Dès son début, la série prend la décision de répondre à des questions par d’autres questions. Les interrogations se cumulent si bien que la potentialité d’une réponse satisfaisante ne cesse s’amoindrir. Heureusement, les trois saisons ont été écrites simultanément me direz-vous. Mais il n’est plus question de temps mais de mondes dans la dernière saison. On s’accoutume doucement à l’idée de questions en suspend. Que nenni ! Avec un mélange de mauvais pathos, lieux communs et pédagogie mal placée, la série s’applique à reprendre chacun des points pour y répondre. Très vite, la troisième saison prend des airs de “Deus Ex Machina”.

Le nouveau monde (celui de Martha où Jonas n’existe pas) est d’abord une fausse réponse à la question de l’origine qui anime la série (ce qui déclenche l’apocalypse, la faille temporelle). Subtilement amenée avec la figure d’Adam, puis de manière beaucoup plus ostensible avec Eva, la série se vautre dans un mysticisme creux où le péché originel devient la réponse à toutes les questions.

Déjà vu ?

Dark a-t-elle renouvelé le genre ? Sur de nombreux plans, la série allemande n’a rien renouvelé. Casting exclusivement blanc (pour une bourgade de l’Allemagne profonde, cela peut s’entendre mais le souci de réalisme de la série avait dû m’échapper), protagonistes presque exclusivement hétérosexuels (à l’exception d’une aventure bisexuelle, bien entendue réduite à un coït)… Nombre d’écueils ne sont pas dépassés et si la série n’a pas la prétention d’innover sur ce plan, on peut regretter que les personnages n’aient en fait aucune véritable identité sociale, qu’ils soient tous pensés comme un neutre.

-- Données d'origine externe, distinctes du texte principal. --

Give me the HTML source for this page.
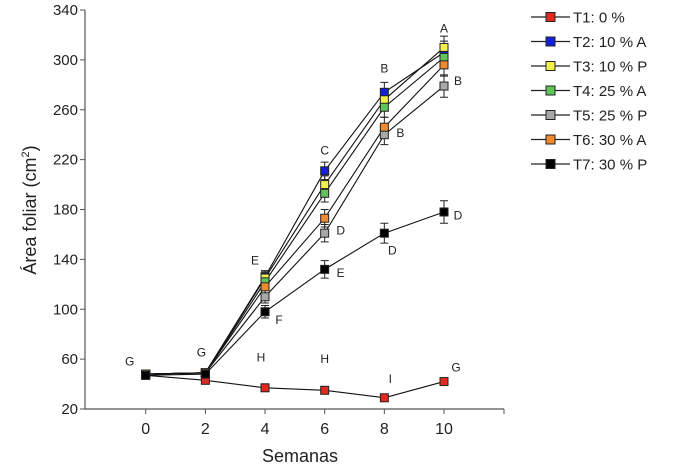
<!DOCTYPE html>
<html><head><meta charset="utf-8"><style>body{margin:0;background:#fff}svg{font-family:"Liberation Sans",Arial,sans-serif}</style></head>
<body>
<svg id="c" width="675" height="471" xmlns="http://www.w3.org/2000/svg"></svg>
<script>
const weeks=[0,2,4,6,8,10];
const yTicks=[20,60,100,140,180,220,260,300,340];
const names=["T1: 0 %","T2: 10 % A","T3: 10 % P","T4: 25 % A","T5: 25 % P","T6: 30 % A","T7: 30 % P"];
const colors=["#e02a1f","#1420d8","#f4f050","#5fc45a","#a8a8a8","#f08a30","#000000"];
const t1=[47,43,37,35,29,42];
const t2=[48,49,126,211,274,306];
const t3=[48,49,125,200,268,310];
const t4=[48,49,122,193,262,302];
const t5=[48,49,110,161,240,279];
const t6=[48,49,118,173,246,296];
const t7=[47,48,98,132,161,178];
const errs=[2,2,5,7,8,9];
const errsT1=[1,1,1.5,1.5,1.5,2];
const letters=[["G",0,55,-16],["G",2,62,-4],["E",4,136,-10],["H",4,58,-4],["H",6,57,0],["C",6,224,0],["B",8,290,0],["A",10,322,0],["B",10,280,14],["B",8,238,16],["D",6,160,16],["D",10,172,14],["D",8,144,8],["E",6,126,16],["F",4,88,14],["I",8,41,6],["G",10,50,12]];
const series=[t1,t2,t3,t4,t5,t6,t7];
const X=v=>145.7+v*29.83, Y=v=>409-(v-20)*399/320;
const svg=document.getElementById('c');const NS="http://www.w3.org/2000/svg";
function el(t,a,p){const e=document.createElementNS(NS,t);for(const k in a)e.setAttribute(k,a[k]);(p||svg).appendChild(e);return e;}
let ax=el('line',{x1:85,y1:409,x2:504,y2:409,stroke:'#555','stroke-width':1.2});

let ay=el('line',{x1:85,y1:10,x2:85,y2:409,stroke:'#555','stroke-width':1.2});

el('line',{x1:504,y1:409,x2:504,y2:414,stroke:'#555'});
weeks.forEach(w=>{el('line',{x1:X(w),y1:409,x2:X(w),y2:414,stroke:'#555'});
 const t=el('text',{x:X(w),y:434,'text-anchor':'middle','font-size':16,fill:'#222'});t.textContent=w;
 });
yTicks.forEach(v=>{el('line',{x1:80,y1:Y(v),x2:85,y2:Y(v),stroke:'#555'});
 const t=el('text',{x:78,y:Y(v)+5,'text-anchor':'end','font-size':15,fill:'#222'});t.textContent=v;
 });
let xt=el('text',{x:300,y:462,'text-anchor':'middle','font-size':18,fill:'#222'});xt.textContent="Semanas";

let yt=el('text',{x:0,y:0,'text-anchor':'middle','font-size':18,fill:'#222',transform:'translate(36,210) rotate(-90)'});
yt.innerHTML='Área foliar (cm<tspan dy="-7" font-size="11">2</tspan><tspan dy="7">)</tspan>';

series.forEach((s,i)=>{
 const g=el('g',{});
 el('polyline',{points:s.map((v,j)=>X(weeks[j])+','+Y(v)).join(' '),fill:'none',stroke:'#111','stroke-width':1.1},g);
 const er=i===0?errsT1:errs;
 s.forEach((v,j)=>{const x=X(weeks[j]),e=er[j];
  el('path',{d:`M${x},${Y(v+e)}V${Y(v-e)}M${x-4},${Y(v+e)}h8M${x-4},${Y(v-e)}h8`,stroke:'#222','stroke-width':1},g);});
});
series.forEach((s,i)=>{s.forEach((v,j)=>{const r=el('rect',{x:X(weeks[j])-4,y:Y(v)-4,width:8,height:8,fill:colors[i],stroke:'#222','stroke-width':1});
 });});
letters.forEach(l=>{const t=el('text',{x:X(l[1])+l[3],y:Y(l[2]),'text-anchor':'middle','font-size':12,fill:'#222'});t.textContent=l[0];
 });
names.forEach((n,i)=>{const y=17+i*24.5;const g=el('g',{});
 
 el('line',{x1:531,y1:y,x2:570,y2:y,stroke:'#222','stroke-width':1.2},g);
 el('rect',{x:546,y:y-4.5,width:9,height:9,fill:colors[i],stroke:'#222'},g);
 const t=el('text',{x:573,y:y+5.5,'font-size':15,fill:'#222'},g);t.textContent=n;});
</script>
</body></html>
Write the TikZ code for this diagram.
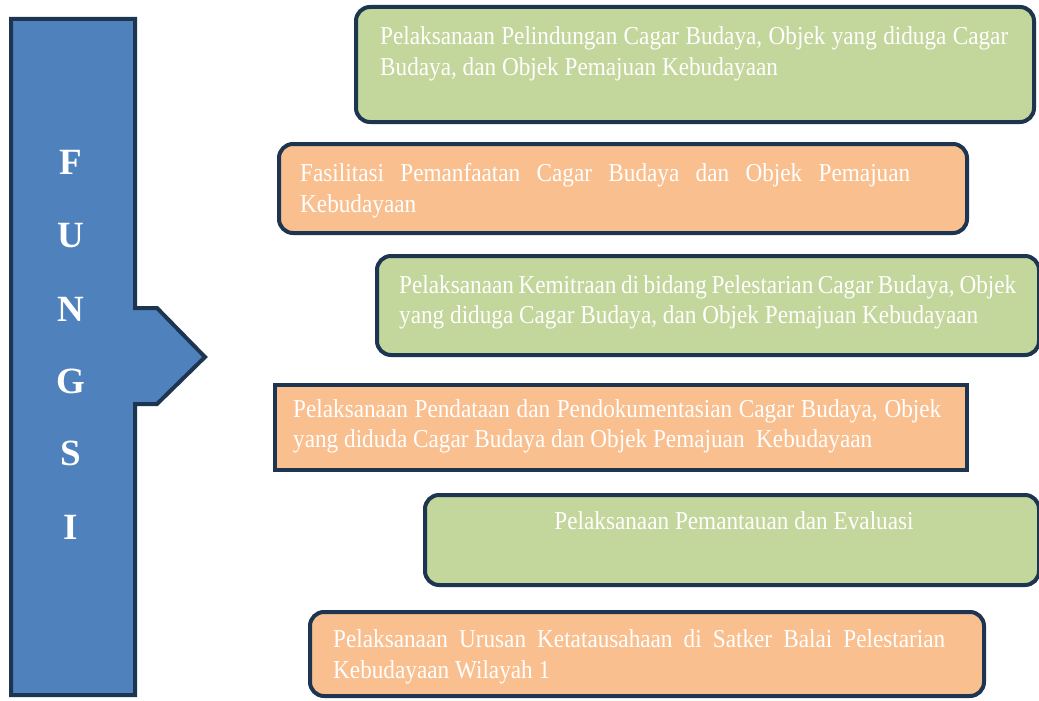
\documentclass[tikz,border=0pt]{standalone}
\usepackage{fontspec}
\setmainfont{Liberation Serif}
\newfontfamily\boxfont[FakeStretch=0.9]{Liberation Serif}
\definecolor{navy}{HTML}{1E3552}
\definecolor{bluefill}{HTML}{4F81BD}
\definecolor{greenfill}{HTML}{C3D69B}
\definecolor{orangefill}{HTML}{F9BF8F}
\tikzset{
  box/.style={draw=navy, line width=4pt, rounded corners=14pt, anchor=north west, inner sep=0pt, outer sep=0pt},
  gbox/.style={box, fill=greenfill},
  obox/.style={box, fill=orangefill},
  txt/.style={text=white, font=\boxfont\fontsize{25.8}{30}\selectfont, inner sep=0pt, anchor=base west},
  letter/.style={text=white, font=\fontsize{37}{37}\selectfont\bfseries, inner sep=0pt},
}
\begin{document}
\begin{tikzpicture}[x=1pt,y=-1pt]
\useasboundingbox (0,0) rectangle (1039,701);
% arrow shape
\draw[navy, line width=4pt, fill=bluefill, line join=miter]
  (11,19) -- (135,19) -- (135,308) -- (157,308) -- (205,357) -- (157,404) -- (135,404) -- (135,695) -- (11,695) -- cycle;
\node[letter] (lF) at (71,162) {F};
\node[letter] (lU) at (71,236) {U};
\node[letter] (lN) at (71,309) {N};
\node[letter] (lG) at (71,381) {G};
\node[letter] (lS) at (71,453) {S};
\node[letter] (lI) at (71,527) {I};
% boxes
\node[gbox, minimum width=678pt, minimum height=115pt] (b1) at (356,7) {};
\node[obox, minimum width=688pt, minimum height=89pt] (b2) at (279,144) {};
\node[gbox, minimum width=662pt, minimum height=99pt] (b3) at (377,256) {};
\node[obox, rounded corners=0pt, minimum width=692pt, minimum height=85pt] (b4) at (275,385) {};
\node[gbox, minimum width=614pt, minimum height=90pt] (b5) at (425,495) {};
\node[obox, minimum width=674pt, minimum height=84pt] (b6) at (310,612) {};
% texts
\node[txt] (t1a) at (380,45) {\makebox[628pt][s]{Pelaksanaan Pelindungan Cagar Budaya, Objek yang diduga Cagar}};
\node[txt] (t1b) at (380,76) {Budaya, dan Objek Pemajuan Kebudayaan};
\node[txt] (t2a) at (300,181) {\makebox[610pt][s]{Fasilitasi Pemanfaatan Cagar Budaya dan Objek Pemajuan}};
\node[txt] (t2b) at (300,212) {Kebudayaan};
\node[txt] (t3a) at (399,293) {\makebox[617pt][s]{Pelaksanaan Kemitraan di bidang Pelestarian Cagar Budaya, Objek}};
\node[txt] (t3b) at (399,323) {yang diduga Cagar Budaya, dan Objek Pemajuan Kebudayaan};
\node[txt] (t4a) at (293,417) {\makebox[648pt][s]{Pelaksanaan Pendataan dan Pendokumentasian Cagar Budaya, Objek}};
\node[txt] (t4b) at (293,447) {yang diduda Cagar Budaya dan Objek Pemajuan\ \ Kebudayaan};
\node[txt, anchor=base] (t5) at (734,529) {Pelaksanaan Pemantauan dan Evaluasi};
\node[txt] (t6a) at (333,647) {\makebox[612pt][s]{Pelaksanaan Urusan Ketatausahaan di Satker Balai Pelestarian}};
\node[txt] (t6b) at (333,678) {Kebudayaan Wilayah 1};
\end{tikzpicture}
\end{document}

Les personnages n’ont pas de corps, pas de genre, pas de “race”. Ils ne sont que le produit d’un passé (et d’un futur). Pour l’actualité, on repassera.

Crédits Netflix

Pourtant, on trouve du côté des personnages beaucoup de qualités à Dark. Les internautes se sont pour beaucoup montrés sensibles à cette esthétique noire, cette musique électronique qui n’a rien à envier à celle de Stranger Things et au retour de l’allemand dans des séries et films grand public. Mais l’innovation de Dark n’est pas formelle. Le travail scénaristique, d’abord, est titanesque. Et si la troisième saison est un faux pas, elle a été menée avec la même logique rigoureuse que les précédentes. Mais c’est en se penchant sur la question des conséquences du voyage spatio-temporel que la série a fait la démonstration de son ingéniosité. Il y a beaucoup de justesse dans la façon dont la folie (réelle ou supposée) des personnages se dessine. Qu’elle apparaisse comme un décalage (temporel en général) ou une implosion (liée à un décalage temporel), elle est compréhensible. C’est d’ailleurs du côté des fous que se trouve le spectateur. C’est là le tour de force de la série, faire passer la raison pour une hérésie, l’hérésie pour la raison.

Il faut également saluer le jeu d’acteur. Malgré une direction d’acteurs parfois très appuyée (on se lasse vite des secondes de silence qui séparent chaque réplique pour plus de solennité), tous parviennent à nous faire avaler des réalités que les schémas peinent à retranscrire.